Jerrie Cobb, first America\'s female astronaut candidate, dies

Cobb was part of ‘Mercury 13’ and an inspiration to women pilots and astronauts everywhere.

Update: 2019-04-19 11:32 GMT
Jerrie Cobb, one of the world's first female astronaut candidate, with a display of rockets in Tulsa, Oklahoma. (Photo: AP)

Cape Canaveral: America's first female astronaut candidate, pilot Jerrie Cobb, who pushed for equality in space but never reached its heights, passed away recently. Cobb died in Florida at age 88 on March 18 following a brief illness. News of her death came Thursday from journalist Miles O'Brien, serving as a family spokesman.

In 1961, Cobb became the first woman to pass astronaut testing. Altogether, 13 women passed the arduous physical testing and became known as the Mercury 13. But NASA already had its Mercury 7 astronauts, all jet test pilots and all military men.

None of the Mercury 13 ever reached space, despite Cobb's testimony in 1962 before a Congressional panel. "We seek, only, a place in our nation's space future without discrimination," she told a special House subcommittee on the selection of astronauts.

Instead of making her an astronaut, NASA tapped her as a consultant to talk up the space programme. She was dismissed one week after commenting: "I'm the most unconsulted consultant in any government agency." In her 1997 autobiography ‘Jerrie Cobb, Solo Pilot,’ she wrote, ''My country, my culture, was not ready to allow a woman to fly in space."

Cobb served for decades as a humanitarian aid pilot in the Amazon jungle. "She should have gone to space but turned her life into one of service with grace," tweeted Ellen Stofan, director of the Smithsonian Institution's National Air and Space Museum and a former NASA scientist.

The Soviet Union ended up putting the first woman, Valentina Tereshkova, into space in 1963. NASA didn't fly a woman into space, Sally Ride, until 1983. Cobb and other surviving members of the Mercury 13 attended the 1995 shuttle launch of Eileen Collins, NASA's first female space pilot and later its first female space commander.

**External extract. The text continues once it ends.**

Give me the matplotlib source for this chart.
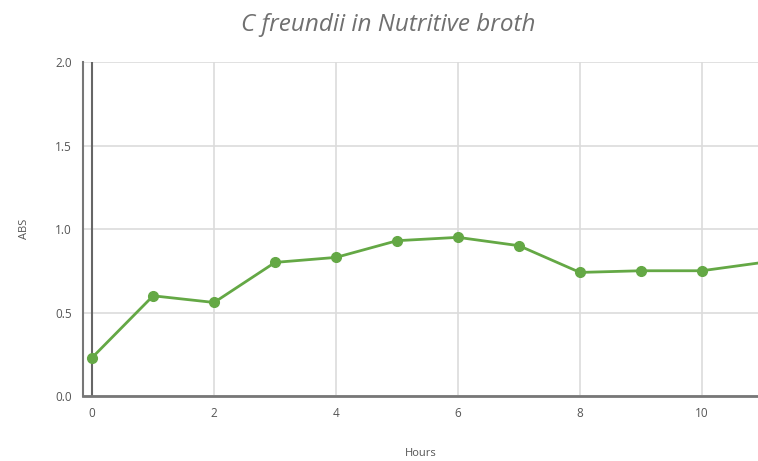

"Jerrie Cobb served as an inspiration to many of our members in her record breaking, her desire to go into space and just to prove that women could do what men could do," said Laura Ohrenberg, headquarters manager in Oklahoma City for the Ninety-Nines Inc, an international organisation of licensed women pilots.

Still hopeful, Cobb emerged in 1998 to make another pitch for space as NASA prepared to launch Mercury astronaut John Glenn — the first American to orbit the world — on shuttle Discovery at age 77. Cobb maintained that the geriatric space study should also include an older woman.

"I would give my life to fly in space, I really would," Cobb told The Associated Press at age 67 in 1998. "It's hard for me to talk about it, but I would. I would then and I will now. It just didn't work out then, and I just hope and pray it will now," she added. It didn't. NASA never flew another elderly person in space, male or female.